• [WRITTEN PROBLEM]
All of the lines below are to be printed again exactly; images are excluded from the output.

• [MATERIAL]
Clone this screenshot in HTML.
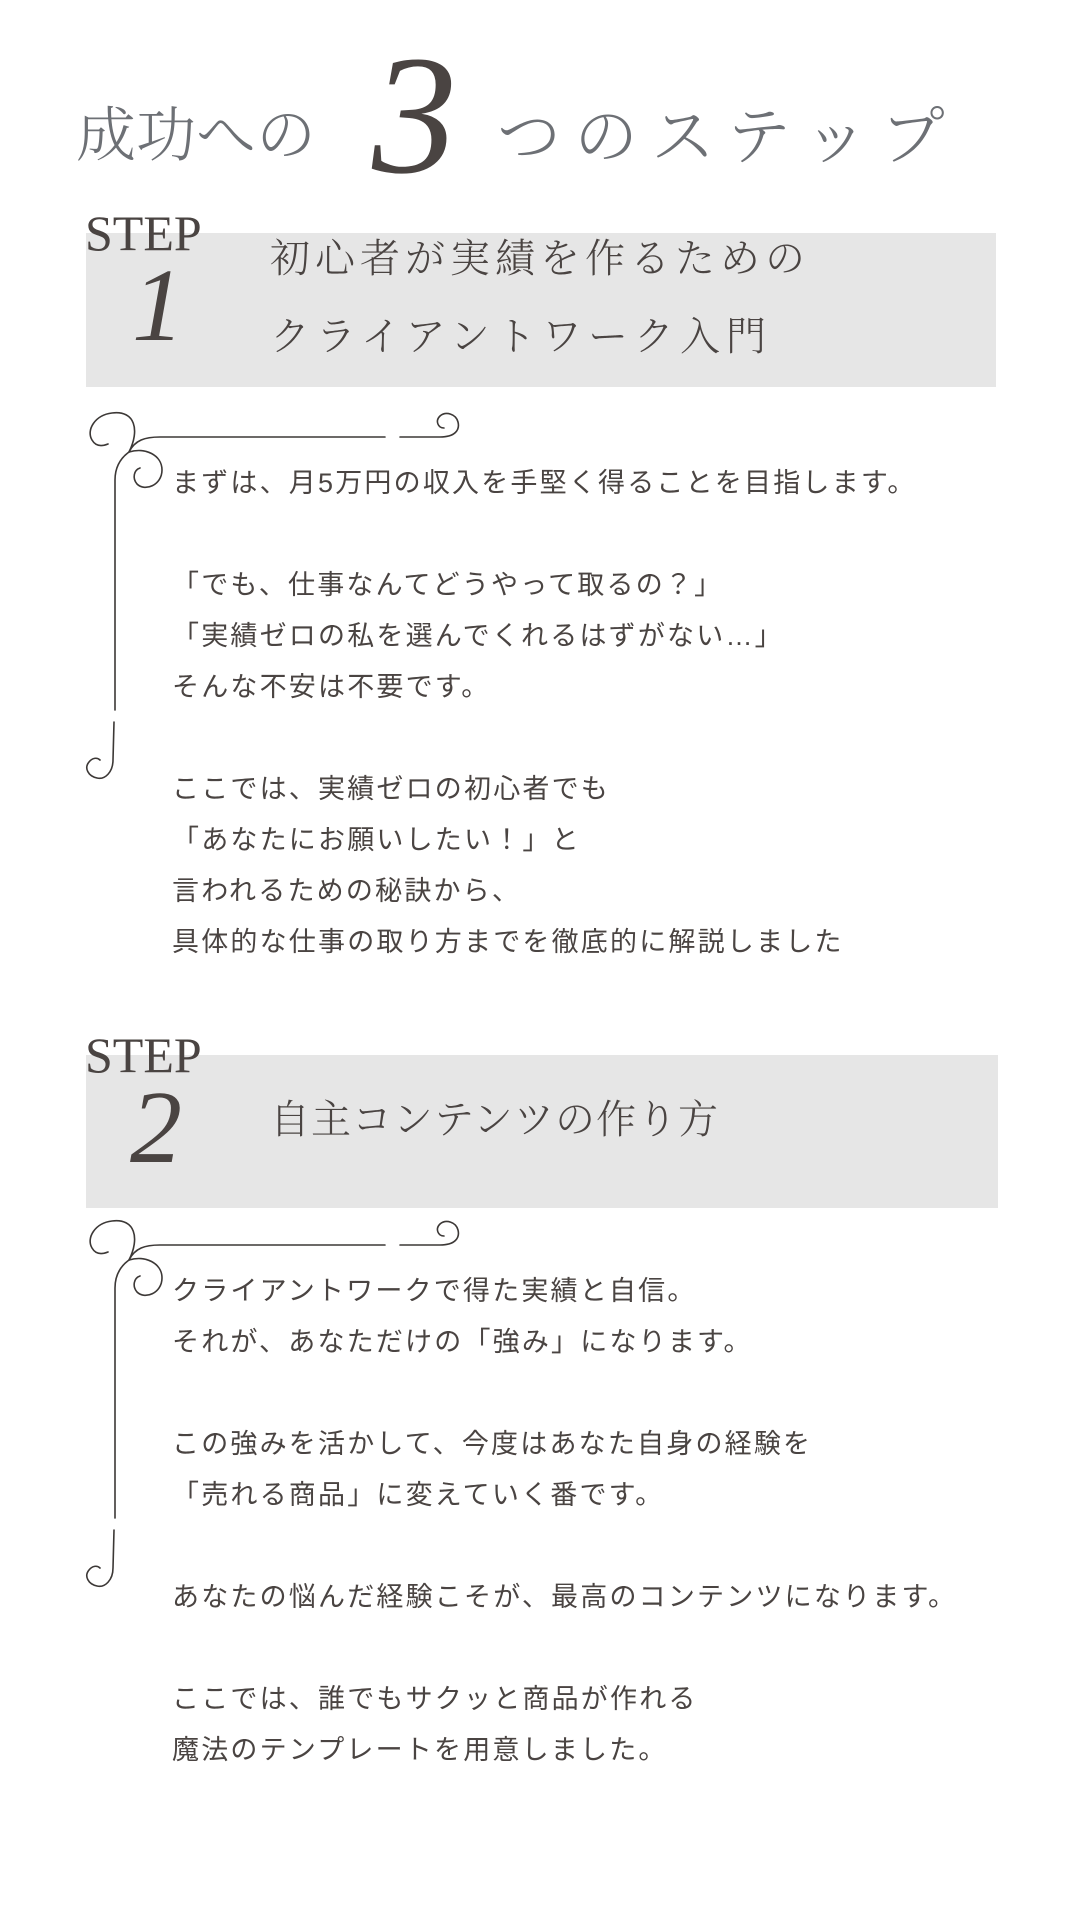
<!DOCTYPE html>
<html><head><meta charset="utf-8">
<style>
html,body{margin:0;padding:0;background:#fff;}
body{width:1080px;height:1920px;position:relative;overflow:hidden;}
.a{position:absolute;white-space:nowrap;}
.title{font-family:"Liberation Serif","Noto Serif CJK SC",serif;color:#6d7075;font-size:60px;font-weight:300;}
.box{position:absolute;background:#e6e6e6;}
.step{font-family:"Liberation Serif",serif;color:#4a4442;font-size:50px;line-height:1;}
.num{font-family:"Liberation Serif",serif;font-style:italic;color:#4a4442;line-height:1;}
.head{font-family:"Liberation Serif","Noto Serif CJK SC",serif;color:#4a4442;font-size:40px;letter-spacing:5px;font-weight:300;line-height:1;}
.body{font-family:"Liberation Sans","Noto Sans CJK JP",sans-serif;color:#4a4442;font-size:27px;letter-spacing:2.2px;line-height:51px;}
</style></head><body>

<div class="a title" style="left:76px;top:88px;">成功への</div>
<div class="a num" style="left:372px;top:30px;font-size:170px;">3</div>
<div class="a title" style="left:497px;top:86px;font-size:64px;letter-spacing:13px;">つのステップ</div>

<!-- STEP 1 -->
<div class="box" style="left:86px;top:233px;width:910px;height:154px;"></div>
<div class="a step" style="left:85px;top:208px;">STEP</div>
<div class="a num" style="left:132px;top:254px;font-size:104px;">1</div>
<div class="a head" style="left:270px;top:239px;">初心者が実績を作るための</div>
<div class="a head" style="left:270px;top:317px;letter-spacing:6px;">クライアントワーク入門</div>

<svg class="a" style="left:0;top:0" width="1080" height="1920">
<defs>
<g id="orn" fill="none" stroke="#3c3836" stroke-width="1.6" stroke-linecap="round">
<path d="M129,452 C140,430 135,410 112,413 C95,415 86,430 92,440 C96,447 103,446 108,444"/>
<path d="M129,452 C135,440 145,437 160,437 L385,437 M400,437 L440,437 C455,437 460,430 458,422 C456,414 446,411 440,416 C435,421 438,428 444,428"/>
<path d="M129,452 C145,447 162,455 162,470 C162,485 145,492 137,484 C132,478 134,470 140,468"/>
<path d="M129,452 C118,460 115,470 115,480 L115,710 M114,722 L113,760 C113,772 105,780 97,778 C88,776 84,768 89,762 C92,758 97,757 100,760"/>
</g>
</defs>
<use href="#orn"/>
<use href="#orn" y="808"/>
</svg>

<div class="a body" style="left:172px;top:458px;">まずは、月5万円の収入を手堅く得ることを目指します。<br><br>「でも、仕事なんてどうやって取るの？」<br>「実績ゼロの私を選んでくれるはずがない…」<br>そんな不安は不要です。<br><br>ここでは、実績ゼロの初心者でも<br>「あなたにお願いしたい！」と<br>言われるための秘訣から、<br>具体的な仕事の取り方までを徹底的に解説しました</div>

<!-- STEP 2 -->
<div class="box" style="left:86px;top:1055px;width:912px;height:153px;"></div>
<div class="a step" style="left:85px;top:1030px;">STEP</div>
<div class="a num" style="left:130px;top:1076px;font-size:104px;">2</div>
<div class="a head" style="left:270px;top:1100px;letter-spacing:1px;">自主コンテンツの作り方</div>

<div class="a body" style="left:172px;top:1266px;">クライアントワークで得た実績と自信。<br>それが、あなただけの「強み」になります。<br><br>この強みを活かして、今度はあなた自身の経験を<br>「売れる商品」に変えていく番です。<br><br>あなたの悩んだ経験こそが、最高のコンテンツになります。<br><br>ここでは、誰でもサクッと商品が作れる<br>魔法のテンプレートを用意しました。</div>

</body></html>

• [ANSWER TO THIS EXERCISE]
Clone this screenshot in HTML.
<!DOCTYPE html>
<html><head><meta charset="utf-8">
<style>
html,body{margin:0;padding:0;background:#fff;}
body{width:1080px;height:1920px;position:relative;overflow:hidden;}
.a{position:absolute;white-space:nowrap;}
.title{font-family:"Liberation Serif","Noto Serif CJK SC",serif;color:#6d7075;font-size:60px;font-weight:300;}
.box{position:absolute;background:#e6e6e6;}
.step{font-family:"Liberation Serif",serif;color:#4a4442;font-size:50px;line-height:1;}
.num{font-family:"Liberation Serif",serif;font-style:italic;color:#4a4442;line-height:1;}
.head{font-family:"Liberation Serif","Noto Serif CJK SC",serif;color:#4a4442;font-size:40px;letter-spacing:5px;font-weight:300;line-height:1;}
.body{font-family:"Liberation Sans","Noto Sans CJK JP",sans-serif;color:#4a4442;font-size:27px;letter-spacing:2.2px;line-height:51px;}
</style></head><body>

<div class="a title" style="left:76px;top:88px;">成功への</div>
<div class="a num" style="left:372px;top:30px;font-size:170px;">3</div>
<div class="a title" style="left:497px;top:86px;font-size:64px;letter-spacing:13px;">つのステップ</div>

<!-- STEP 1 -->
<div class="box" style="left:86px;top:233px;width:910px;height:154px;"></div>
<div class="a step" style="left:85px;top:208px;">STEP</div>
<div class="a num" style="left:132px;top:254px;font-size:104px;">1</div>
<div class="a head" style="left:270px;top:239px;">初心者が実績を作るための</div>
<div class="a head" style="left:270px;top:317px;letter-spacing:6px;">クライアントワーク入門</div>

<svg class="a" style="left:0;top:0" width="1080" height="1920">
<defs>
<g id="orn" fill="none" stroke="#3c3836" stroke-width="1.6" stroke-linecap="round">
<path d="M129,452 C140,430 135,410 112,413 C95,415 86,430 92,440 C96,447 103,446 108,444"/>
<path d="M129,452 C135,440 145,437 160,437 L385,437 M400,437 L440,437 C455,437 460,430 458,422 C456,414 446,411 440,416 C435,421 438,428 444,428"/>
<path d="M129,452 C145,447 162,455 162,470 C162,485 145,492 137,484 C132,478 134,470 140,468"/>
<path d="M129,452 C118,460 115,470 115,480 L115,710 M114,722 L113,760 C113,772 105,780 97,778 C88,776 84,768 89,762 C92,758 97,757 100,760"/>
</g>
</defs>
<use href="#orn"/>
<use href="#orn" y="808"/>
</svg>

<div class="a body" style="left:172px;top:458px;">まずは、月5万円の収入を手堅く得ることを目指します。<br><br>「でも、仕事なんてどうやって取るの？」<br>「実績ゼロの私を選んでくれるはずがない…」<br>そんな不安は不要です。<br><br>ここでは、実績ゼロの初心者でも<br>「あなたにお願いしたい！」と<br>言われるための秘訣から、<br>具体的な仕事の取り方までを徹底的に解説しました</div>

<!-- STEP 2 -->
<div class="box" style="left:86px;top:1055px;width:912px;height:153px;"></div>
<div class="a step" style="left:85px;top:1030px;">STEP</div>
<div class="a num" style="left:130px;top:1076px;font-size:104px;">2</div>
<div class="a head" style="left:270px;top:1100px;letter-spacing:1px;">自主コンテンツの作り方</div>

<div class="a body" style="left:172px;top:1266px;">クライアントワークで得た実績と自信。<br>それが、あなただけの「強み」になります。<br><br>この強みを活かして、今度はあなた自身の経験を<br>「売れる商品」に変えていく番です。<br><br>あなたの悩んだ経験こそが、最高のコンテンツになります。<br><br>ここでは、誰でもサクッと商品が作れる<br>魔法のテンプレートを用意しました。</div>

</body></html>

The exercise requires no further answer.